Las áreas oscuras y sin fluorescencia perceptible son las que han sido retocadas en tiempos cercanos; como puntualiza Sergio Sandoval, los materiales antiguos fluorescen por su grado de oxidación, mientras que los más recientes carecen de esta propiedad que adquirirán con el tiempo.
Imagen infrarroja (IR)
Los análisis con filtros que únicamente permiten pasar rayos en infrarrojo logran transparentar pigmentos y así revelan algunos trazos subyacentes al óleo. La imagen de la obra muestra cambios entre el dibujo preparatorio y la ejecución pictórica final.
Imagen Infrarroja a falso color (IRFC)
Esta imagen es fruto de una composición entre la imagen en luz visible y la vibración que se captura en el espectro infrarrojo. Este tipo de análisis permite sugerir algunos de los pigmentos que han sido empleados para la realización de la obra. La posibilidad de detectar los pigmentos se da mediante la consulta de una tabla de colores que muestra la reacción de los mismos con la técnica de infrarrojo falso color.
El color rojo oscuro que destaca refiere muy probablemente a la presencia de azul ultramarino natural en el manto de la Virgen. Se utilizaba exclusivamente para comisiones de gran importancia, pues era un pigmento altamente costoso y que superaba el valor del oro.

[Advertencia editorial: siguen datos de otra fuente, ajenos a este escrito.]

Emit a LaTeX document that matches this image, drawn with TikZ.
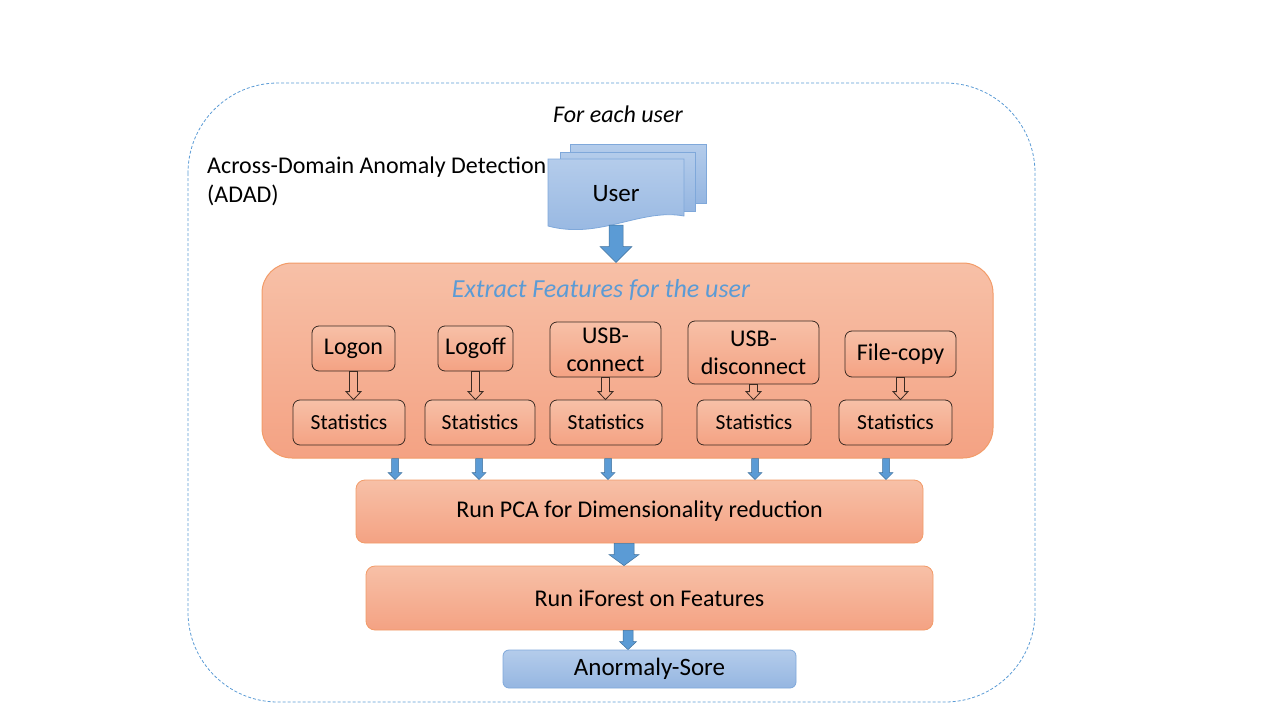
\documentclass[tikz,border=0pt]{standalone}
\usepackage{fontspec}
\setmainfont{Carlito}
\usetikzlibrary{calc}
\definecolor{orangeTop}{HTML}{F7C0A7}
\definecolor{orangeBot}{HTML}{F4A283}
\definecolor{orangeEdge}{HTML}{F29B68}
\definecolor{blueTop}{HTML}{B4CCEB}
\definecolor{blueBot}{HTML}{95B6E1}
\definecolor{blueEdge}{HTML}{7FA8DA}
\definecolor{arrowBlue}{HTML}{5B9BD5}
\definecolor{arrowEdge}{HTML}{41719C}
\definecolor{titleBlue}{HTML}{5B9BD5}
\definecolor{darkEdge}{HTML}{3A2A22}

% block arrow: [style]{start}{tip}{shaft half width}{head half width}{head length}
\newcommand{\blockarrow}[6][]{%
  \draw[#1] ($#2+(-#4,0)$) -- ($#3+(-#4,-#6)$) -- ($#3+(-#5,-#6)$) -- #3
    -- ($#3+(#5,-#6)$) -- ($#3+(#4,-#6)$) -- ($#2+(#4,0)$) -- cycle;}

\begin{document}
\begin{tikzpicture}[
  x=1pt, y=-1pt,
  font=\fontsize{24}{28}\selectfont,
  stage/.style={rectangle, rounded corners=9pt, draw=orangeEdge, line width=0.8pt,
                top color=orangeTop, bottom color=orangeBot, text=black, align=center,
                inner sep=0pt},
  eventbox/.style={stage, draw=darkEdge, rounded corners=7pt, font=\fontsize{24}{28}\selectfont},
  statbox/.style={eventbox, minimum height=45pt, font=\fontsize{21.5}{25}\selectfont},
  scorebox/.style={stage, draw=blueEdge, top color=blueTop, bottom color=blueBot,
                   rounded corners=6pt},
  docpage/.style={draw=blueEdge, line width=0.8pt, top color=blueTop, bottom color=blueBot},
  bluearrow/.style={fill=arrowBlue, draw=arrowEdge, line width=0.5pt},
  hollowarrow/.style={draw=darkEdge, line width=0.8pt}
]
  \useasboundingbox (0,0) rectangle (1280,720);

  % --- dashed plate for each user ---
  \draw[draw=arrowBlue, line width=0.8pt, dash pattern=on 3pt off 2pt, rounded corners=90pt]
    (188,83) rectangle (1035,702);
  \node[font=\fontsize{24}{28}\selectfont\itshape] (foreach) at (618,114) {For each user};
  \node[anchor=north west, align=left, inner sep=0pt, font=\fontsize{24}{29}\selectfont]
    (adad) at (207,157) {Across-Domain Anomaly Detection\\(ADAD)};

  % --- stacked user documents ---
  \draw[docpage] (570,144) rectangle (706,203);
  \draw[docpage] (560,152) rectangle (695,211);
  \draw[docpage] (548,159) -- (684,159) -- (684,216)
    .. controls (640,208) and (600,240) .. (548,226) -- cycle;
  \node[minimum height=62pt, minimum width=136pt, font=\fontsize{25}{29}\selectfont]
    (user) at (616,194) {User};

  % --- feature extraction block ---
  \node[stage, rounded corners=30pt, line width=1pt, minimum width=731pt, minimum height=195pt]
    (extract) at (627.5,360.5) {};
  \node[font=\fontsize{26}{30}\selectfont\itshape, text=titleBlue] (extitle) at (601,290)
    {Extract Features for the user};

  % top row: event types
  \node[eventbox, minimum width=83pt, minimum height=45pt] (logon)  at (353.5,348.5) {Logon};
  \node[eventbox, minimum width=75pt, minimum height=45pt] (logoff) at (475.5,348.5) {Logoff};
  \node[eventbox, minimum width=111pt, minimum height=55pt] (usbc)  at (605.5,349.5) {USB-\\connect};
  \node[eventbox, minimum width=131pt, minimum height=63pt] (usbd)  at (753.5,352.5) {USB-\\disconnect};
  \node[eventbox, minimum width=111pt, minimum height=46pt] (fcopy) at (900.5,354)   {File-copy};

  % bottom row: statistics
  \node[statbox, minimum width=112pt] (st1) at (349,422.5)   {Statistics};
  \node[statbox, minimum width=110pt] (st2) at (480,422.5)   {Statistics};
  \node[statbox, minimum width=112pt] (st3) at (606,422.5)   {Statistics};
  \node[statbox, minimum width=114pt] (st4) at (754,422.5)   {Statistics};
  \node[statbox, minimum width=113pt] (st5) at (895.5,422.5) {Statistics};

  % --- pipeline ---
  \node[stage, minimum width=567pt, minimum height=63pt] (pca) at (639.5,511.5)
    {Run PCA for Dimensionality reduction};
  \node[stage, minimum width=567pt, minimum height=64pt] (iforest) at (649.5,598)
    {Run iForest on Features};
  \node[scorebox, minimum width=293pt, minimum height=38pt, font=\fontsize{25}{29}\selectfont]
    (score) at (649.5,669) {Anormaly-Sore};

  % --- arrows ---
  \blockarrow[bluearrow]{(user.south)}{(extract.north -| user.south)}{7}{16}{16}
  \foreach \ev/\st in {logon/st1, logoff/st2, usbc/st3, usbd/st4, fcopy/st5}
    \blockarrow[hollowarrow]{(\ev.south)}{(\ev.south |- \st.north)}{4}{7.5}{8};

  \coordinate (d1) at (395,470);
  \coordinate (d2) at (479,470);
  \coordinate (d3) at (608,470);
  \coordinate (d4) at (755,470);
  \coordinate (d5) at (886,470);
  \foreach \d in {d1, d2, d3, d4, d5}
    \blockarrow[bluearrow]{(extract.south -| \d)}{(pca.north -| \d)}{3.5}{7}{7};

  \coordinate (d6) at (624,555);
  \coordinate (d7) at (628,640);
  \blockarrow[bluearrow]{(pca.south -| d6)}{(iforest.north -| d6)}{10}{15}{11}
  \blockarrow[bluearrow]{(iforest.south -| d7)}{(score.north -| d7)}{5}{8.5}{8}

\end{tikzpicture}
\end{document}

En la vestimenta de la Madona los resultados logran caracterizar el uso del rojo kermes; el pigmento aparece de color anaranjado claro en la imagen. El lujoso colorante animal de origen europeo estuvo en boga durante el Medievo. Sin embargo, terminó por ser reemplazado por la grana cochinilla hoy mexicana debido a su color más vibrante y sobre todo al empleo de menores dosis para obtener el mismo resultado.
[1] Según señala el periódico The Guardian en un artículo del 26 de mayo de 2019, la obra Salvator Mundi no formará parte de la exposición porque reportaron que los curadores del museo parisino no consideran que la obra sea atribuible al maestro.